Oferecer água a um imigrante que entrou ilegalmente nos EUA agora pode dar cadeia. Voluntários e ativistas que por anos mantiveram uma coexistência amigável com a patrulha de fronteira passaram a relatar prisões e condenações nos últimos dois anos por ajudar pessoas que atravessaram o deserto do Arizona e do Texas para tentar viver nos EUA.
Os “bons samaritanos”, como são chamados pelos imigrantes aqueles que prestam esse serviço humanitário, dizem estar sendo criminalizados pelo governo de Donald Trump na sua repressão às travessias ilegais. Agentes do governo dizem estar simplesmente cumprindo a lei.
Segundo reportagem da NPR, rádio pública americana, as prisões de pessoas que fornecem comida ou protegem imigrantes crescem desde 2017, quando o então secretário de Justiça, Jeff Sessions, ordenou a procuradores federais priorizar casos de acobertamento para punir as chamadas “cidades santuários”, que ajudam imigrantes ilegais.
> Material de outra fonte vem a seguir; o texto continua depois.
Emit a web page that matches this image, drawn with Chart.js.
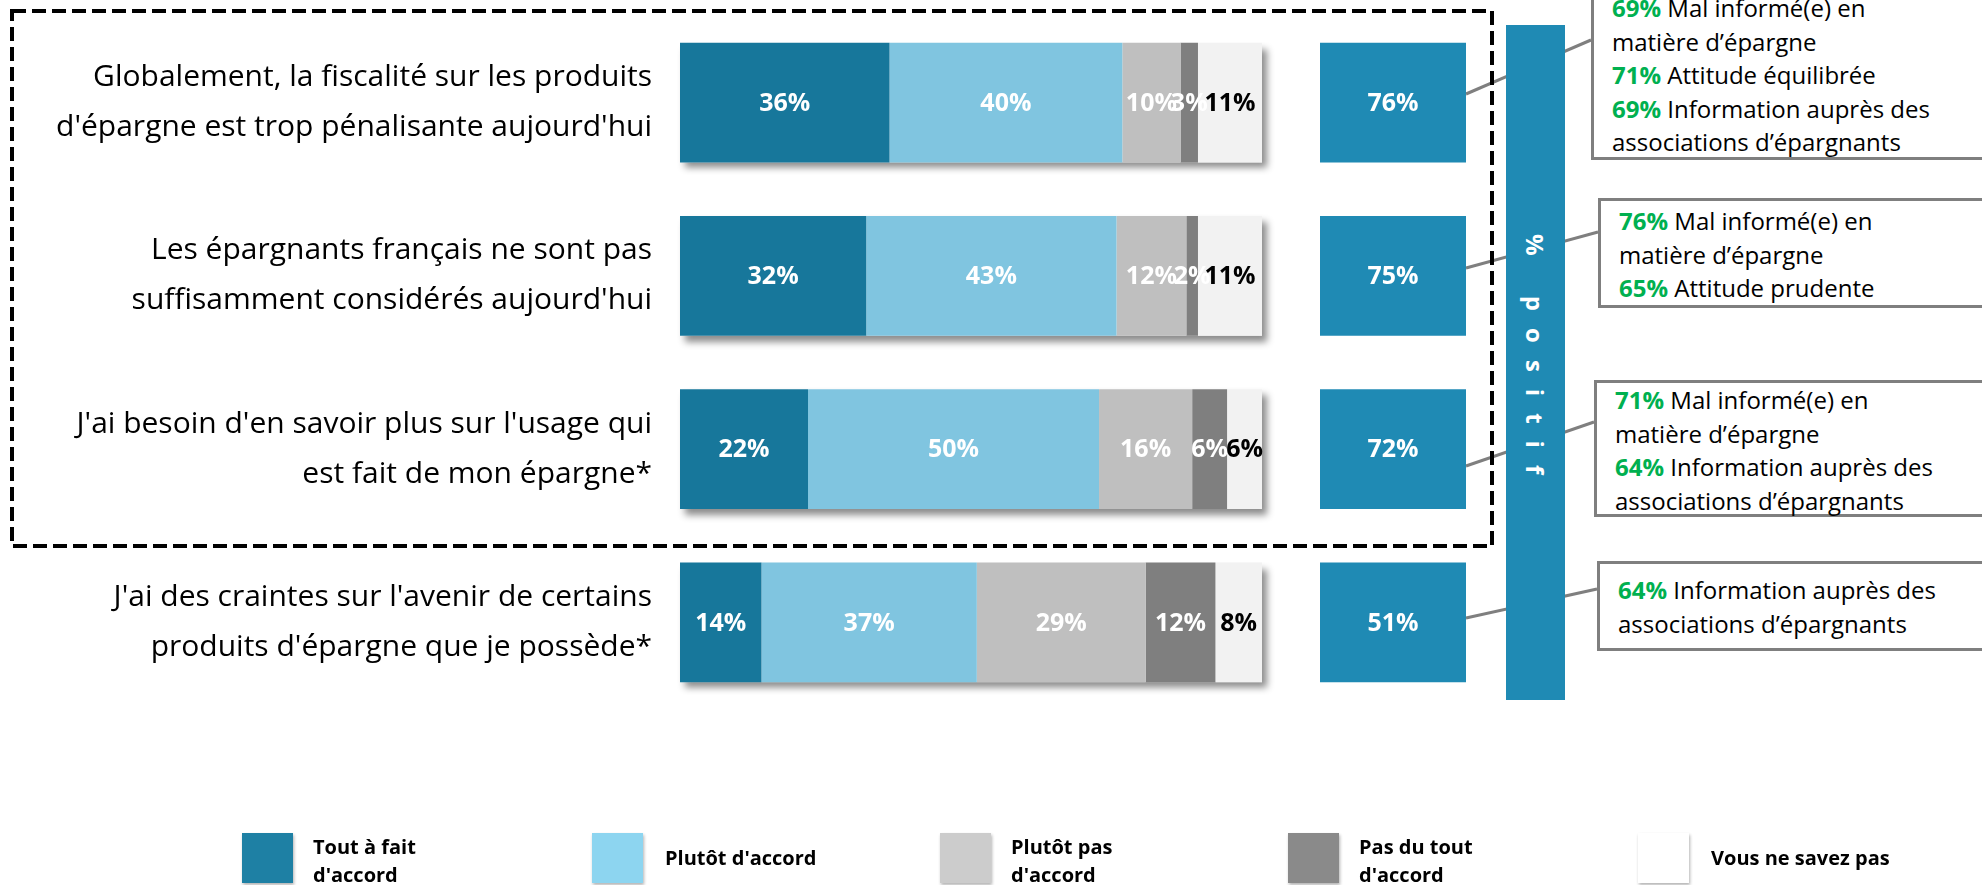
<!DOCTYPE html>
<html>
<head>
<meta charset="utf-8">
<script src="https://cdn.jsdelivr.net/npm/chart.js@4.4.0/dist/chart.umd.min.js"></script>
<style>
  body { margin: 0; width: 1982px; height: 885px; overflow: hidden; background: #fff; position: relative; font-family: "Open Sans", sans-serif; }
  canvas { position: absolute; top: 0; }
  #bars { left: 0; }
  #pos { left: 1320px; }
  svg { position: absolute; left: 0; top: 0; }
  .vbar { position: absolute; left: 1506px; top: 25px; width: 59px; height: 675px; background: #1f8ab4; }
  .vtext { position: absolute; left: 1506px; top: 234px; width: 59px; line-height: 59px; writing-mode: vertical-rl; color: #fff; font-weight: bold; font-size: 24px; letter-spacing: 17px; white-space: pre; }
  .note { position: absolute; box-sizing: border-box; width: 500px; border: 3px solid #7f7f7f; background: #fff; padding-left: 18px; font-size: 24px; line-height: 33.5px; color: #000; }
  .note b { color: #00b050; }
  .leg { position: absolute; top: 833px; width: 51px; height: 50px; box-shadow: 1px 2px 3px rgba(0,0,0,0.3); }
  .legt { position: absolute; font-weight: bold; font-size: 20px; line-height: 28px; color: #000; }
</style>
</head>
<body>
<svg width="1982" height="885" id="lines"></svg>
<canvas id="bars" width="1280" height="720"></canvas>
<canvas id="pos" width="146" height="720"></canvas>
<div class="vbar"></div>
<div class="vtext">% positif</div>
<svg width="1982" height="885" id="frame">
  <rect x="12" y="11" width="1480" height="535" fill="none" stroke="#000" stroke-width="4" stroke-dasharray="14 6"/>
</svg>
<div id="notes"></div>
<div id="legend"></div>

<script>
var questions = [
  ["Globalement, la fiscalité sur les produits", "d'épargne est trop pénalisante aujourd'hui"],
  ["Les épargnants français ne sont pas", "suffisamment considérés aujourd'hui"],
  ["J'ai besoin d'en savoir plus sur l'usage qui", "est fait de mon épargne*"],
  ["J'ai des craintes sur l'avenir de certains", "produits d'épargne que je possède*"]
];
var seriesNames = ["Tout à fait d'accord", "Plutôt d'accord", "Plutôt pas d'accord", "Pas du tout d'accord", "Vous ne savez pas"];
var toutAFait = [36, 32, 22, 14];
var plutotAccord = [40, 43, 50, 37];
var plutotPas = [10, 12, 16, 29];
var pasDuTout = [3, 2, 6, 12];
var neSavezPas = [11, 11, 6, 8];
var positif = [76, 75, 72, 51];

var details = [
  [["69%", "Mal informé(e) en", "matière d’épargne"], ["71%", "Attitude équilibrée"], ["69%", "Information auprès des", "associations d’épargnants"]],
  [["76%", "Mal informé(e) en", "matière d’épargne"], ["65%", "Attitude prudente"]],
  [["71%", "Mal informé(e) en", "matière d’épargne"], ["64%", "Information auprès des", "associations d’épargnants"]],
  [["64%", "Information auprès des", "associations d’épargnants"]]
];

var barColors = ["#17779b", "#80c5e0", "#bfbfbf", "#7f7f7f", "#f2f2f2"];
var textColors = ["#fff", "#fff", "#fff", "#fff", "#000"];
var legendColors = ["#1e80a4", "#8dd5f0", "#cccccc", "#8a8a8a", "#ffffff"];
var legendLines = [["Tout à fait", "d'accord"], ["Plutôt d'accord"], ["Plutôt pas", "d'accord"], ["Pas du tout", "d'accord"], ["Vous ne savez pas"]];

// box shadow behind each full bar
var shadowPlugin = {
  id: "barShadow",
  beforeDatasetsDraw: function (chart) {
    var ctx = chart.ctx;
    var xs = chart.scales.x;
    var meta = chart.getDatasetMeta(0);
    ctx.save();
    ctx.shadowColor = "rgba(0,0,0,0.45)";
    ctx.shadowBlur = 7;
    ctx.shadowOffsetX = 5;
    ctx.shadowOffsetY = 6;
    ctx.fillStyle = "#fff";
    meta.data.forEach(function (bar, j) {
      var total = 0;
      chart.data.datasets.forEach(function (ds) { total += ds.data[j]; });
      var x0 = xs.getPixelForValue(0), x1 = xs.getPixelForValue(total);
      ctx.fillRect(x0, bar.y - bar.height / 2, x1 - x0, bar.height);
    });
    ctx.restore();
  }
};

var labelPlugin = {
  id: "segLabels",
  afterDatasetsDraw: function (chart) {
    var ctx = chart.ctx;
    ctx.save();
    ctx.font = "bold 25px 'Open Sans'";
    ctx.textAlign = "center";
    ctx.textBaseline = "middle";
    chart.data.datasets.forEach(function (ds, i) {
      chart.getDatasetMeta(i).data.forEach(function (bar, j) {
        var p = bar.getProps(["x", "base", "y"], true);
        var txt = ds.labels ? ds.labels[j] : ds.data[j];
        ctx.fillStyle = ds.labelColor;
        ctx.fillText(txt + "%", (p.x + p.base) / 2, p.y + 1);
      });
    });
    ctx.restore();
  }
};

var series = [toutAFait, plutotAccord, plutotPas, pasDuTout, neSavezPas];
var datasets = series.map(function (d, i) {
  return {
    label: seriesNames[i],
    data: d,
    backgroundColor: barColors[i],
    labelColor: textColors[i],
    barPercentage: 0.69,
    categoryPercentage: 1
  };
});

new Chart(document.getElementById("bars"), {
  type: "bar",
  data: { labels: questions, datasets: datasets },
  options: {
    indexAxis: "y",
    responsive: false,
    animation: false,
    layout: { padding: { top: 16, bottom: 11, right: 18 } },
    plugins: { legend: { display: false }, tooltip: { enabled: false } },
    scales: {
      x: { stacked: true, min: 0, max: 100, display: false },
      y: {
        stacked: true,
        grid: { display: false, drawTicks: false },
        border: { display: false },
        ticks: { color: "#000", padding: 28, font: { family: "Open Sans", size: 30, lineHeight: 1.67 } },
        afterFit: function (s) { s.width = 680; s.paddingTop = 0; s.paddingBottom = 0; }
      }
    }
  },
  plugins: [shadowPlugin, labelPlugin]
});

// % positif boxes
new Chart(document.getElementById("pos"), {
  type: "bar",
  data: {
    labels: questions,
    datasets: [{
      label: "% positif",
      data: positif.map(function () { return 1; }),
      labels: positif,
      backgroundColor: "#1f8ab4",
      labelColor: "#fff",
      barPercentage: 0.69,
      categoryPercentage: 1
    }]
  },
  options: {
    indexAxis: "y",
    responsive: false,
    animation: false,
    layout: { padding: { top: 16, bottom: 11 } },
    plugins: { legend: { display: false }, tooltip: { enabled: false } },
    scales: { x: { min: 0, max: 1, display: false }, y: { display: false } }
  },
  plugins: [labelPlugin]
});

// connector lines
var connectors = [[1466, 94, 1591, 40], [1466, 268, 1598, 232], [1466, 466, 1594, 422], [1466, 618, 1597, 589]];
var svg = document.getElementById("lines");
connectors.forEach(function (c) {
  var l = document.createElementNS("http://www.w3.org/2000/svg", "line");
  l.setAttribute("x1", c[0]); l.setAttribute("y1", c[1]);
  l.setAttribute("x2", c[2]); l.setAttribute("y2", c[3]);
  l.setAttribute("stroke", "#7f7f7f"); l.setAttribute("stroke-width", "3");
  svg.appendChild(l);
});

// annotation boxes
var noteBoxes = [
  { left: 1591, top: -14, height: 174, pad: 2 },
  { left: 1598, top: 198, height: 110, pad: 3 },
  { left: 1594, top: 380, height: 137, pad: 0 },
  { left: 1597, top: 561, height: 90, pad: 9 }
];
var notes = document.getElementById("notes");
details.forEach(function (items, i) {
  var b = noteBoxes[i];
  var div = document.createElement("div");
  div.className = "note";
  div.style.left = b.left + "px";
  div.style.top = b.top + "px";
  div.style.height = b.height + "px";
  div.style.paddingTop = b.pad + "px";
  var html = [];
  items.forEach(function (it) {
    html.push("<b>" + it[0] + "</b> " + it.slice(1).join("<br>"));
  });
  div.innerHTML = html.join("<br>");
  notes.appendChild(div);
});

// legend
var legendX = [242, 592, 940, 1288, 1638];
var legend = document.getElementById("legend");
seriesNames.forEach(function (name, i) {
  var sw = document.createElement("div");
  sw.className = "leg";
  sw.style.left = legendX[i] + "px";
  sw.style.background = legendColors[i];
  legend.appendChild(sw);
  var t = document.createElement("div");
  t.className = "legt";
  var lines = legendLines[i];
  t.style.left = (legendX[i] + (lines.length > 1 ? 71 : 73)) + "px";
  t.style.top = (lines.length > 1 ? 833 : 844) + "px";
  t.innerHTML = lines.join("<br>");
  legend.appendChild(t);
});
</script>
</body>
</html>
Dados citados pela NPR, confirmados pela Syracuse University, mostram que, no ano fiscal de 2018, houve mais de 4,5 mil pessoas indiciadas por “trazer e abrigar imigrantes”. Trata-se de um aumento de mais de 30% desde 2015. “Com esses processos, o governo está dizendo que sua política de tolerância zero vale também para os ‘bons samaritanos'”, disse Ranjana Natarajan, diretor da Clínica de Direitos Civis da Escola de Direito da Universidade do Texas.
O geógrafo Scott Warren deve ser julgado esta semana e, se condenado, pode pegar até 20 anos de cadeia por “tráfico humano”. Nesta terça-feira, 28, em relato na primeira pessoa ao jornal Washington Post, ele contou que ajudou dois imigrantes fornecendo comida e atendimento médico em um local chamado Barn, no Arizona, após a travessia no México. Quando os dois se preparavam para seguir viagem, patrulheiros da fronteira chegaram, algemaram os três e os levaram presos. Os agentes disseram que o estavam prendendo por fornecer “comida, água, roupas limpas e cama” para os imigrantes.
Ele explicou que políticas de fronteira mais rigorosas estão levando os imigrantes a seguir por territórios cada vez mais hostis e remotos – e muitos não sobrevivem. Na cidade de Ajo, no Arizona, dezenas de corpos são encontrados todos os anos e muitos outros continuarão lá sem serem descobertos. Ajudar esses imigrantes é uma prática dos moradores de Ajo, segundo Warren.
O bom relacionamento que existia entre os voluntários e os agentes de fronteira mudou, segundo ele, e o governo passou a fechar o cerco, negando permissões para entrar em reservas naturais, por onde geralmente passam os imigrantes, e destruindo os galões de água que são deixados pelos voluntários no deserto.
Além disso, muitos voluntários têm sido presos e multados em US$ 10 mil por entrar em reservas e “abandonar propriedade” – quando são deixados galões de água e comida enlatada para os imigrantes.
Foi o que aconteceu com quatro voluntárias da ONG No More Deaths. Em um julgamento de três dias em um tribunal federal de Tucson, no Texas, elas foram consideradas culpadas e podem ser condenadas a 6 meses de prisão.
A americana Teresa Todd, advogada do governo que vive na região desértica do Parque Nacional de Big Bend, disse que seu lado mãe falou mais alto quando três jovens salvadorenhos acenaram para ela tarde da noite pedindo socorro numa rodovia do Texas.
Um deles, segundo ela, parecia estar ferido. Teresa conta que, enquanto buscava uma orientação legal com um amigo sobre o que fazer, com os três dentro de seu carro, um xerife patrulheiro a abordou, começou a ler seus direitos e acusá-la de transportar imigrantes ilegais.
Ela não foi indiciada, mas seu caso continua em aberto. “Há algo maior em jogo aqui. Esta política de tolerância zero envia uma mensagem que tenta impedir as pessoas de ajudarem as outras.” (Com agências internacionais).
As informações são do jornal O Estado de S. Paulo.